黒妖犬が番犬として利用されるようになり、捕獲して一攫千金を目論んだ者達のほとんどが、無残な死を遂げた。
数を集めれば容易く逃げられ、少数で害意を持って近付けば、逆に狩られる。
一時は黒妖犬を所有するのはステータスとして人気が高かった。――『捕獲』の難易度と、失敗した者達の末路が噂に花を添えたせいで。
父は、黒妖犬がただの猟犬……いや、狂い果てた番犬として使われる事に苦い思いを抱いていたらしい。
いつか、とんでもない事になるのではないかと心配していた。
……その『とんでもない事』は、多分父が予想しなかった形だったとは、思う。
あの『合同訓練』で、黒妖犬が現れた時は肝が冷えた。
反射的に弓に矢をつがえかけたほど。
……普通、黒妖犬を一目見て危ないと思うはずだ。
『あんなの』を撫でようとするとか、危険を感知する本能が死んでるとしか。
魔力反応が見えないのだろうか? ――あの、希薄さ。
夜明けに朝日と共に、ふっと消える朝霧のような。秋の初めに降る、積もらない粉雪のような。
この世界の物とは、思えないほどの。
深い井戸を覗き込むような、果てのない底知れなさ。
……確かに、撫でさせてもらった毛皮は気持ちよかったけども。
よく手入れされていた。
猟犬を使う狩りには馴染みがなく、普通の犬にもあまり詳しくないが、あの"病毒の王"が、自慢げに胸を張るのも分かる。
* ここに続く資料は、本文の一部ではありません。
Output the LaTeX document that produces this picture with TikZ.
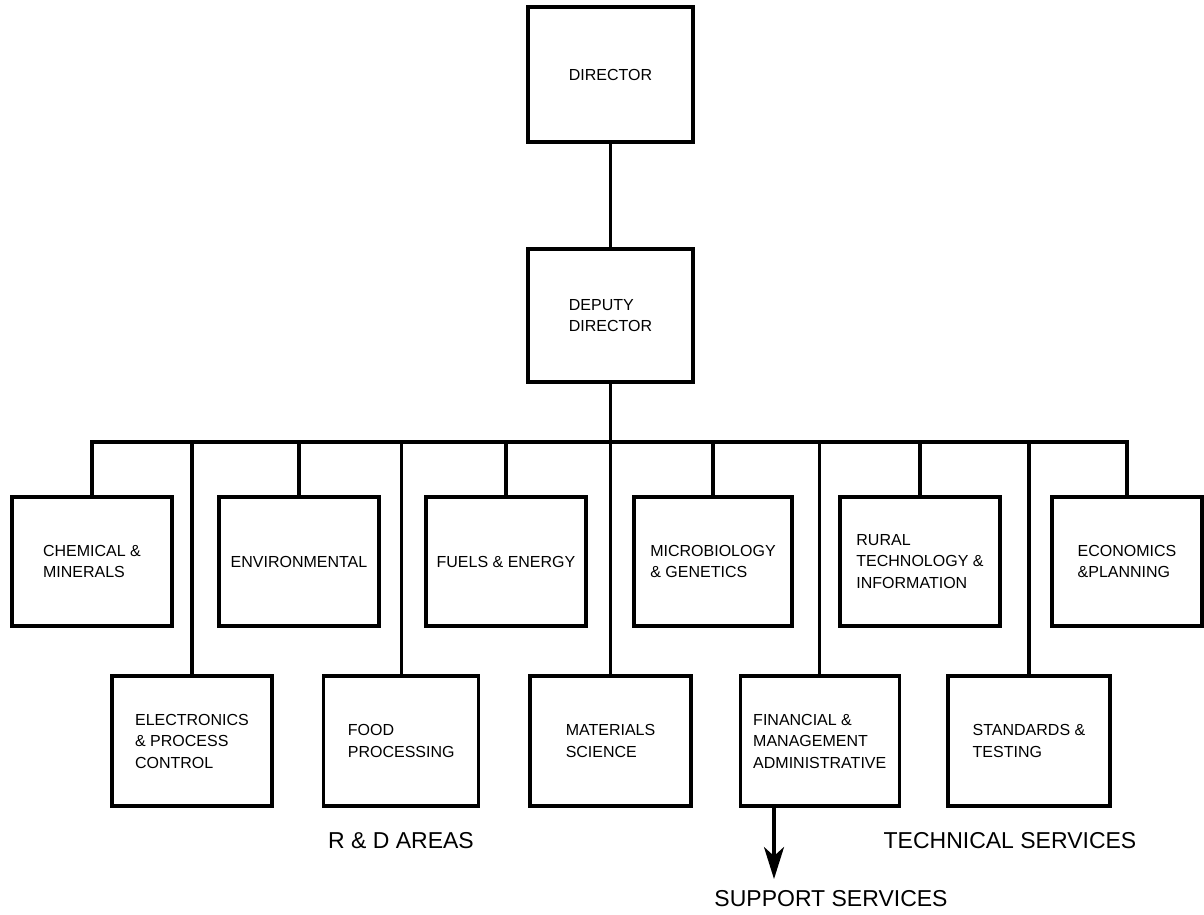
\documentclass[tikz,border=0pt]{standalone}
\usepackage{fontspec}
\setmainfont{Liberation Sans}
\usepackage{tikz}
\usetikzlibrary{
        arrows,
        arrows.meta,
        positioning
    }
\tikzset{unit/.style={draw,line width=3.2pt,minimum width=160pt,minimum height=129pt,
        align=left,inner sep=0pt,font=\fontsize{16}{21.5}\selectfont}}
\tikzset{caption/.style={font=\fontsize{23}{27}\selectfont,inner sep=0pt}}

\begin{document}
\begin{tikzpicture}[x=1pt,y=-1pt,line width=3.2pt,node distance=207pt]
                \useasboundingbox (0,0) rectangle (1204,914);
                \node[unit,minimum width=165pt,minimum height=135pt] (director) at (610.5,74.5) {DIRECTOR};
                \node[unit,minimum width=165pt,minimum height=133pt] (deputy) at (610.5,315.5) {DEPUTY\\DIRECTOR};
                \node[unit] (chem) at (92,561.5) {CHEMICAL \&\\MINERALS};
                \node[unit] (env) [right of=chem] {ENVIRONMENTAL};
                \node[unit] (fuels) [right of=env] {FUELS \& ENERGY};
                \node[unit,minimum width=158pt] (micro) [right of=fuels] {MICROBIOLOGY\\\& GENETICS};
                \node[unit] (rural) [right of=micro] {RURAL\\TECHNOLOGY \&\\INFORMATION};
                \node[unit,minimum width=150pt] (econ) [right of=rural] {ECONOMICS\\\&PLANNING};
                \tikzset{node distance=209.25pt}
                \node[unit,minimum height=130pt] (elec) at (192,741) {ELECTRONICS\\\& PROCESS\\CONTROL};
                \node[unit,minimum width=155pt,minimum height=130pt] (food) [right of=elec] {FOOD\\PROCESSING};
                \node[unit,minimum width=161pt,minimum height=130pt] (mater) [right of=food] {MATERIALS\\SCIENCE};
                \node[unit,minimum width=159pt,minimum height=130pt] (fin) [right of=mater] {FINANCIAL \&\\MANAGEMENT\\ADMINISTRATIVE};
                \node[unit,minimum width=162pt,minimum height=130pt] (stand) [right of=fin] {STANDARDS \&\\TESTING};
                \coordinate (bus) at (0,442);
                \coordinate (suptip) at (774,879);
                \node[caption] (rdareas) at (401,841) {R \& D AREAS};
                \node[caption] (techserv) at (1010,841) {TECHNICAL SERVICES};
                \node[caption] (suppserv) at (831,899) {SUPPORT SERVICES};
                \draw (director) -- (deputy);
                \draw (deputy) -- (mater);
                \draw (chem.north) -- (chem.north |- bus) -- (econ.north |- bus) -- (econ.north);
                \foreach \n in {env,fuels,micro,rural,elec,food,fin,stand}
                        \draw (\n.north) -- (\n.north |- bus);
                \draw[-{Stealth[length=32pt,width=20pt,inset=9pt]}] (fin.south -| suptip) -- (suptip);
            \end{tikzpicture}
\end{document}
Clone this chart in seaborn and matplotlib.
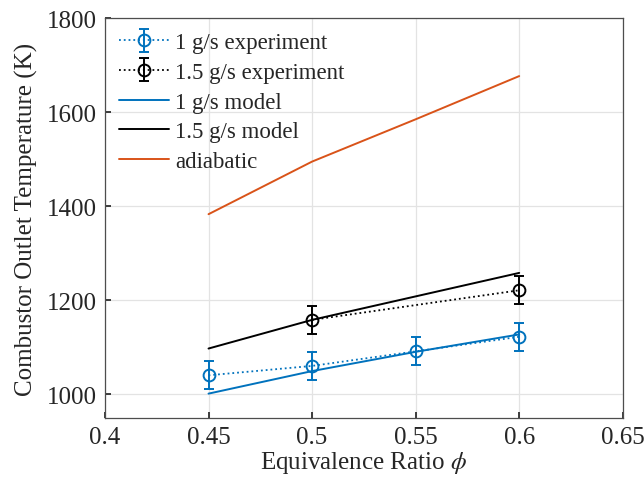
import numpy as np
import pandas as pd
import matplotlib
matplotlib.use('Agg')
import matplotlib.pyplot as plt
import seaborn as sns

# data
phi = [0.45, 0.5, 0.55, 0.6]
exp_1gs = [1040, 1060, 1091, 1122]
err_1gs = [30, 30, 30, 30]
phi_15 = [0.5, 0.6]
exp_15gs = [1158, 1221]
err_15gs = [30, 30]
model_1gs = [1001, 1049, 1090, 1127]
model_15gs = [1097, 1158, 1208, 1258]
adiabatic = [1383, 1495, 1585, 1677]

blue = '#0072BD'
orange = '#D95319'
dark = '#262626'

sns.set_theme(style='whitegrid')
plt.rcParams['font.family'] = ['Liberation Serif', 'DejaVu Serif']
plt.rcParams['mathtext.fontset'] = 'stix'

fig = plt.figure(figsize=(6.44, 4.89), dpi=100)
ax = fig.add_axes([0.163, 0.144, 0.804, 0.8165])

h1 = ax.errorbar(phi, exp_1gs, yerr=err_1gs, color=blue, ls=':', lw=1.3, marker='o',
                 ms=8.5, mfc='none', mew=1.4, capsize=3.5, elinewidth=1.4, capthick=1.4,
                 label='1 g/s experiment')
h2 = ax.errorbar(phi_15, exp_15gs, yerr=err_15gs, color='black', ls=':', lw=1.3, marker='o',
                 ms=8.5, mfc='none', mew=1.4, capsize=3.5, elinewidth=1.4, capthick=1.4,
                 label='1.5 g/s experiment')
sns.lineplot(x=phi, y=model_1gs, ax=ax, color=blue, lw=1.4, label='1 g/s model')
sns.lineplot(x=phi, y=model_15gs, ax=ax, color='black', lw=1.4, label='1.5 g/s model')
sns.lineplot(x=phi, y=adiabatic, ax=ax, color=orange, lw=1.4, label='adiabatic')

ax.set_xlim(0.4, 0.65)
ax.set_ylim(950, 1800)
ax.set_xticks([0.4, 0.45, 0.5, 0.55, 0.6, 0.65])
ax.set_xticklabels(['0.4', '0.45', '0.5', '0.55', '0.6', '0.65'])
ax.set_yticks([1000, 1200, 1400, 1600, 1800])
ax.tick_params(labelsize=18, colors=dark, length=4, direction='in',
               bottom=True, left=True, pad=6)
ax.set_facecolor('white')
ax.grid(True, color='#e3e3e3', lw=0.9)
for s in ax.spines.values():
    s.set_color('#4d4d4d')
    s.set_linewidth(0.9)

ax.set_xlabel(r'Equivalence Ratio $\phi$', fontsize=18, color=dark, labelpad=1)
ax.set_ylabel('Combustor Outlet Temperature (K)', fontsize=18, color=dark, labelpad=6)

handles, labels = ax.get_legend_handles_labels()
order = ['1 g/s experiment', '1.5 g/s experiment', '1 g/s model', '1.5 g/s model', 'adiabatic']
hmap = dict(zip(labels, handles))
ax.legend([hmap[k] for k in order], order, loc='upper left', fontsize=16.5,
          frameon=False, handlelength=2.2, handletextpad=0.25,
          labelspacing=0.38, borderaxespad=0.3, borderpad=0.3)

fig.savefig('out.png', dpi=100)
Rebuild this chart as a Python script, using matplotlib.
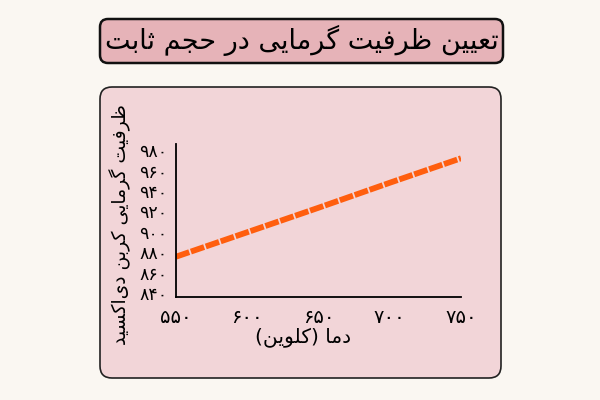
import matplotlib
matplotlib.use('Agg')
import matplotlib.pyplot as plt
from matplotlib.patches import FancyBboxPatch

# ---------------- data ----------------
temperature = [550, 600, 650, 700, 750]
heat_capacity = [875.5, 899.5, 923.5, 948, 972]
x_ticks = [550, 600, 650, 700, 750]
y_ticks = [840, 860, 880, 900, 920, 940, 960, 980]
title_text = "تعیین ظرفیت گرمایی در حجم ثابت"
x_label = "دما (کلوین)"
y_label = "ظرفیت گرمایی کربن دی\u200cاکسید"

# ---------------- minimal Arabic/Persian shaping ----------------
FORMS = {
    '\u0627': ('\uFE8D', '\uFE8E', None, None),
    '\u0628': ('\uFE8F', '\uFE90', '\uFE91', '\uFE92'),
    '\u062A': ('\uFE95', '\uFE96', '\uFE97', '\uFE98'),
    '\u062B': ('\uFE99', '\uFE9A', '\uFE9B', '\uFE9C'),
    '\u062C': ('\uFE9D', '\uFE9E', '\uFE9F', '\uFEA0'),
    '\u062D': ('\uFEA1', '\uFEA2', '\uFEA3', '\uFEA4'),
    '\u062E': ('\uFEA5', '\uFEA6', '\uFEA7', '\uFEA8'),
    '\u062F': ('\uFEA9', '\uFEAA', None, None),
    '\u0630': ('\uFEAB', '\uFEAC', None, None),
    '\u0631': ('\uFEAD', '\uFEAE', None, None),
    '\u0632': ('\uFEAF', '\uFEB0', None, None),
    '\u0633': ('\uFEB1', '\uFEB2', '\uFEB3', '\uFEB4'),
    '\u0634': ('\uFEB5', '\uFEB6', '\uFEB7', '\uFEB8'),
    '\u0635': ('\uFEB9', '\uFEBA', '\uFEBB', '\uFEBC'),
    '\u0636': ('\uFEBD', '\uFEBE', '\uFEBF', '\uFEC0'),
    '\u0637': ('\uFEC1', '\uFEC2', '\uFEC3', '\uFEC4'),
    '\u0638': ('\uFEC5', '\uFEC6', '\uFEC7', '\uFEC8'),
    '\u0639': ('\uFEC9', '\uFECA', '\uFECB', '\uFECC'),
    '\u063A': ('\uFECD', '\uFECE', '\uFECF', '\uFED0'),
    '\u0641': ('\uFED1', '\uFED2', '\uFED3', '\uFED4'),
    '\u0642': ('\uFED5', '\uFED6', '\uFED7', '\uFED8'),
    '\u0644': ('\uFEDD', '\uFEDE', '\uFEDF', '\uFEE0'),
    '\u0645': ('\uFEE1', '\uFEE2', '\uFEE3', '\uFEE4'),
    '\u0646': ('\uFEE5', '\uFEE6', '\uFEE7', '\uFEE8'),
    '\u0647': ('\uFEE9', '\uFEEA', '\uFEEB', '\uFEEC'),
    '\u0648': ('\uFEED', '\uFEEE', None, None),
    '\u06CC': ('\uFBFC', '\uFBFD', '\uFBFE', '\uFBFF'),
    '\u06A9': ('\uFB8E', '\uFB8F', '\uFB90', '\uFB91'),
    '\u06AF': ('\uFB92', '\uFB93', '\uFB94', '\uFB95'),
    '\u067E': ('\uFB56', '\uFB57', '\uFB58', '\uFB59'),
    '\u0686': ('\uFB7A', '\uFB7B', '\uFB7C', '\uFB7D'),
    '\u0698': ('\uFB8A', '\uFB8B', None, None),
}
MIRROR = {'(': ')', ')': '('}


def rtl(text):
    out = []
    n = len(text)
    for i, c in enumerate(text):
        if c == '\u200c':
            continue
        if c not in FORMS:
            out.append(c)
            continue
        prev = text[i - 1] if i > 0 else None
        nxt = text[i + 1] if i + 1 < n else None
        jp = prev in FORMS and FORMS[prev][2] is not None
        jn = nxt in FORMS and FORMS[c][2] is not None
        iso, fin, ini, med = FORMS[c]
        if jp and jn:
            out.append(med)
        elif jp:
            out.append(fin)
        elif jn:
            out.append(ini)
        else:
            out.append(iso)
    return ''.join(MIRROR.get(ch, ch) for ch in reversed(out))


def fa_digits(v):
    return str(v).translate(str.maketrans('0123456789', '۰۱۲۳۴۵۶۷۸۹'))


# ---------------- figure ----------------
plt.rcParams['font.family'] = ['DejaVu Sans']
fig = plt.figure(figsize=(6, 4), dpi=100)
fig.patch.set_facecolor('#FAF7F2')

bg = fig.add_axes([0, 0, 1, 1], zorder=0)
bg.set_xlim(0, 600)
bg.set_ylim(400, 0)
bg.axis('off')

# outer card
bg.add_patch(FancyBboxPatch((100, 87), 401, 291,
                            boxstyle="round,pad=0,rounding_size=12",
                            facecolor='#F2D5D8', edgecolor='#222222', linewidth=1.2))
# title box
bg.add_patch(FancyBboxPatch((100, 19), 403, 44,
                            boxstyle="round,pad=0,rounding_size=8",
                            facecolor='#E6B3B8', edgecolor='#111111', linewidth=1.8))
bg.text(302, 40, rtl(title_text), ha='center', va='center', fontsize=19.5, color='black')

# axis labels
bg.text(120, 225, rtl(y_label), ha='center', va='center', rotation=90, fontsize=13.5, color='black')
bg.text(303, 337, rtl(x_label), ha='center', va='center', fontsize=14.5, color='black')

# plot area
ax = fig.add_axes([176 / 600, 103 / 400, 285 / 600, 153 / 400], zorder=1)
ax.patch.set_alpha(0)
ax.plot(temperature, heat_capacity, color='#FF5E0E', linewidth=4.2,
        dashes=(2.4, 0.3), dash_capstyle='butt', solid_capstyle='round')
ax.set_xlim(550, 750)
ax.set_ylim(836, 986)
ax.set_xticks(x_ticks)
ax.set_xticklabels([fa_digits(v) for v in x_ticks])
ax.set_yticks(y_ticks)
ax.set_yticklabels([fa_digits(v) for v in y_ticks])
ax.tick_params(length=0, colors='black')
ax.tick_params(axis='x', pad=8, labelsize=14)
ax.tick_params(axis='y', pad=6, labelsize=12.5)
for s in ('top', 'right'):
    ax.spines[s].set_visible(False)
for s in ('left', 'bottom'):
    ax.spines[s].set_color('black')
    ax.spines[s].set_linewidth(1.3)

fig.savefig('out.png', dpi=100, facecolor=fig.get_facecolor())
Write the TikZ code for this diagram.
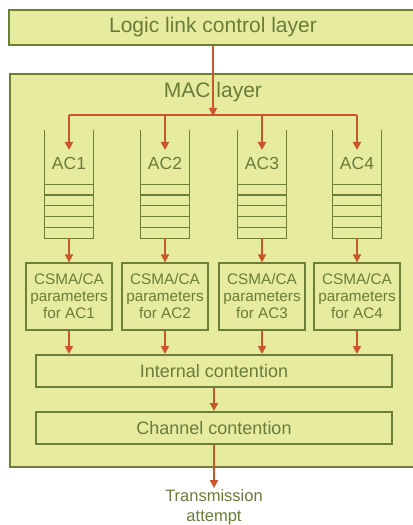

……遠慮しなくていいと言われたので、しばらく撫でた後、首元に抱きつくと、ちょっと父を思い出したのは内緒だ。
小川の川縁に上がったばかりの水鳥を二羽、獲物と定める。
正にいい鴨。
矢を取ると、弓につがえる。
二本目の矢は用意しない。引く手に矢を持てば、精度が落ちる。
短い弓で、魔法効果も最低限。いつもの軍用の長弓と比べれば、射程距離や威力は心許ない。
リタルサイドでは、軍と住民の間の親睦を深めるべく一年に一度、交流祭が行われる。
その祭りで、リタルサイド城塞の見張りが持つ長弓は、それを引けるかどうかを力試しの種目として扱うほど。
暗黒騎士の甲冑の着用体験ほど人気はないが、初めてで成功する者は、市井の者の中では、そうそういない。
当然だ。
弓の有効射程が、そのまま防衛圏。そのために長大な射程距離を実現し、城壁に取り付こうとする敵兵を打ち払うための剛弓。
敵兵の目がはっきり見えるほどの至近距離で、丸みで逸れなければという条件は付くが、防御魔法が付与された板金鎧さえ貫通し得る。
軽装で、騎士や兵士と違って鎧に魔力を回さない分、弓と矢、そして、己の身体強化に全力を回せるのだ。
熟練の弓兵となれば、風を読み、その風さえも僅かに操れる。
それに、小さめの弓とはいえ、馬鹿にしたものではない。
自分に合わせて調整しているし、何より――
放たれた矢が、鴨の首に突き刺さる。
そして、素早く矢筒から二本目を抜き、羽ばたいて飛び上がろうとした二羽目の首に矢を運んだ。
長弓で使う矢と比べて、はるかに矢尻も小さいが、あっさりと命を奪う。
――狩人の獲物は、防御魔法を展開していないし、板金鎧も着ていない。